I make a camp on the ridge in a flat spot. It storms in the early evening and clears in the morning. It is 16 degrees in the ice covered tent in the morning. I am out early wearing all of my clothes including mittens. It is a nice walk through a lovely forest around Gold Mountain. There is more snow than I have seen so far. I get my first views of Mount Baldy and the San Gabriels. I drop into Van Dusen Canyon and run into a jogger who tells me it was 12 degrees in town. This is the first person I have seen hiking this section so far. The creek has water after I bust off a thick cover of ice. This is the best tasting water of the trip. Way better than Big Bear Cityís treated water. I take a break in a snow free sunny spot and eat fresh cheese and jerky. I cross the road later and about 50 feet from the road hear a car. It is a forest ranger. How funny that I just missed them?
A little further I bump into Matt (Half Jesus) coming from Canada. We have a good talk and move on.
Below Bertha Peak I see super fresh bear tracks in the snow. I soon crest the ridge and have good cell service and start to call home. I am all of a sudden surrounded by people who are day hiking Bertha Peak. It is hard to have a tearful conversation with my mother with a herd of people around. I walk down to the Cougar Crest trail junction and make a couple of more calls. Heading back right on the PCT the herd thins and soon it is just Half Jesusí tracks and mine. It is super pleasant walking in a few inches of snow with old snow underneath that cushions my sore feet.
Little Bear Spring is dry as well as Holcomb creek. I find a nice site across the creek that is snow free as the sun is setting. I scrape snow out of the creek bed for water and have Lasagna with fresh cheese. The cheese is good for the cold. It never got above 40 degrees again today.
It a sunny morning and I move slowly letting the sunís rays arrive in the valley floor before departing. Further along a look down at Holcomb Creek and see what looks to me like a beaver pond. I am surprised to see a beaver pond in southern California. I should have known there are beaver in southern California.
After a good soak I continue on. The trail follows deep creek downstream along a defunct old water diversion project that used to provide water for Hesperiaís fruit growers. I pass an area of graffitied rocks and reach the spillway of the Mojave Forks reservoir which is an emergency system for wet years that I hope this one will become.
The morning is cold and I have to wade the creek first thing. I wade in just socks and pebbles freeze to my socks when I reach the other side. The sun is soon up and I make the long traverse over to Lake Silverwood.

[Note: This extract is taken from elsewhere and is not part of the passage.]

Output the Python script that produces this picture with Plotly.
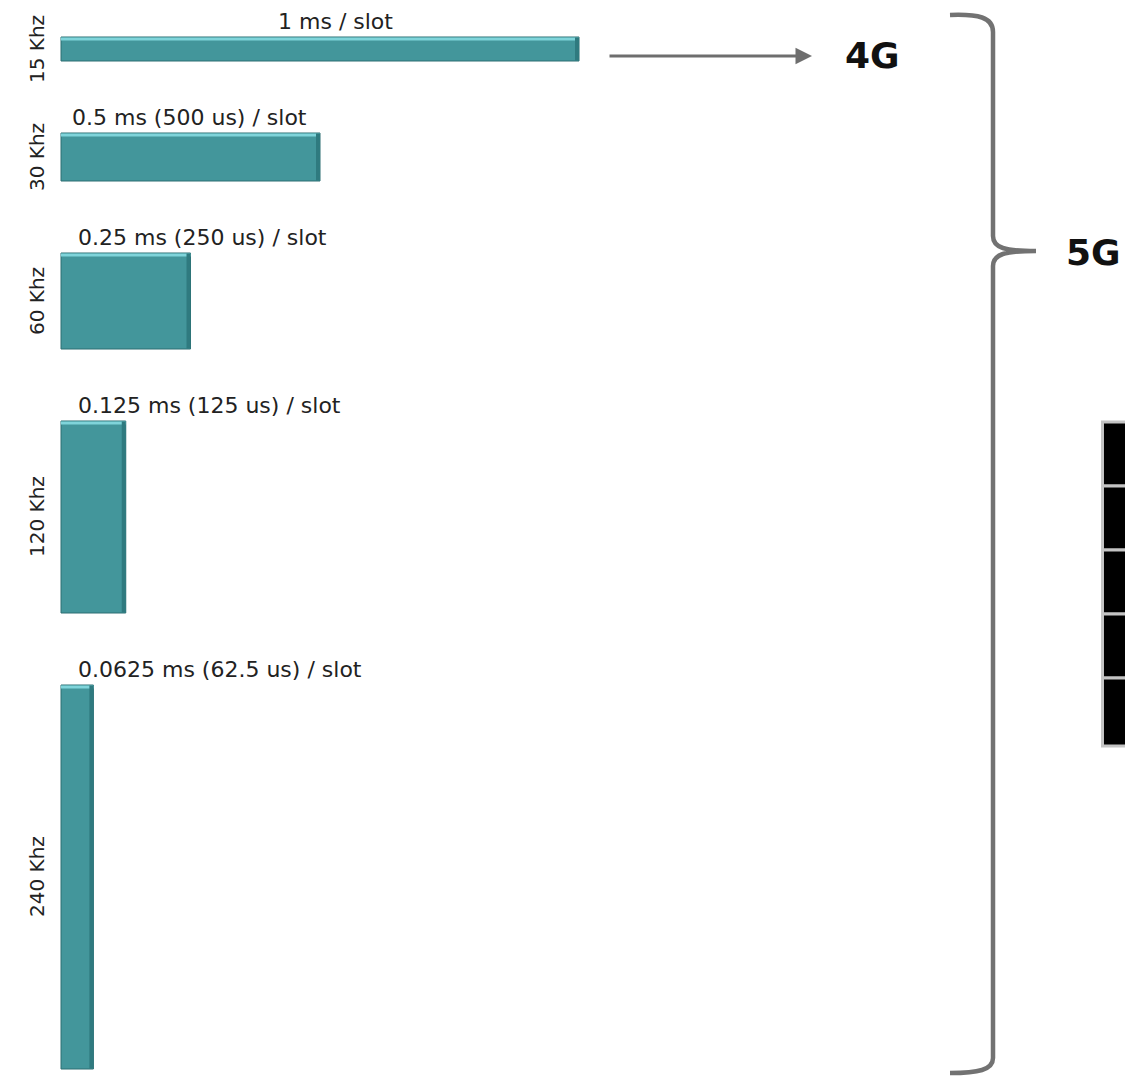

In the morning it is a balmy 29 degrees and I am off before 7am. It is another climb up to a traversing ridge. Cell service is the best it has been in a while. There is a lot of green grass in the shaded areas of the trail. I make a call home and my mother assures me it is OK. Itís not though. It is crazy how she can be OK one second and so out there the next. I donít know what to do. I talk to Ben (the guy staying at my place) and get my next shipment sent to Wrightwood. I will have to print maps at the Hotel at I 15 and convenience store shop for the next little bit.
I see an owl in a tree right above the trail and a little later I find a full roll of duct tape on the trail that will be of great us later in the trip.
It is a fantastic drop down with great views. The trail winds into Chowder Canyon there are three powerlines bringing in power for the unquenchable thirst of LA. All of a sudden you come around a corner and there is Interstate 15. I see my first ever trail sign for McDonalds .4 miles. I hope there is somewhere better to eat.
When approaching civilization the first sounds you hear are the trains. Next is the trucks and finally the hum of the interstate. The hum turns into vibrations that rattle the windows in the Best Western. The smell of brakes is all I can smell outside. Have any environmental studies been done I wonder?
My room is not ready yet so I leave my pack to go eat at the nearby Subway. On the walk up I had casually said to myself thank God there is a Subway. This is where it gets weird. I am eating my sandwich and make eye contact with a well dresses Hispanic. He comes over to me and tells me I am a good man. Then goes on to tell me that the Holy Spirit told him to talk to me. He continues that I am a great man who will do wonderful things. I go along with it because what will it hurt. I finish my sandwich a go to buy some beer like any great man. The man sees me again and tells me to only have two. He then ends up saying a prayer in the middle of the convenience store for me. Again I go along with it but it is strange.
To sum it up this has been my favorite section so far. Lots of water, some snow. Nice forests and minimal people and even a hot spring. Ending with a Christian Venezuelan who assures me God loves me and that I am special.
I am not in a hurry to leave the motel. I shop all three gas stations for food for the next few days. Each one has something different to offer. I walk the mile back to the trail and the tunnel underneath Interstate 15. The trail parallels the train track for a while and eventually climbs above.
I climb out on a rock with a good view and drink a tallboy I carried up. It is my birthday!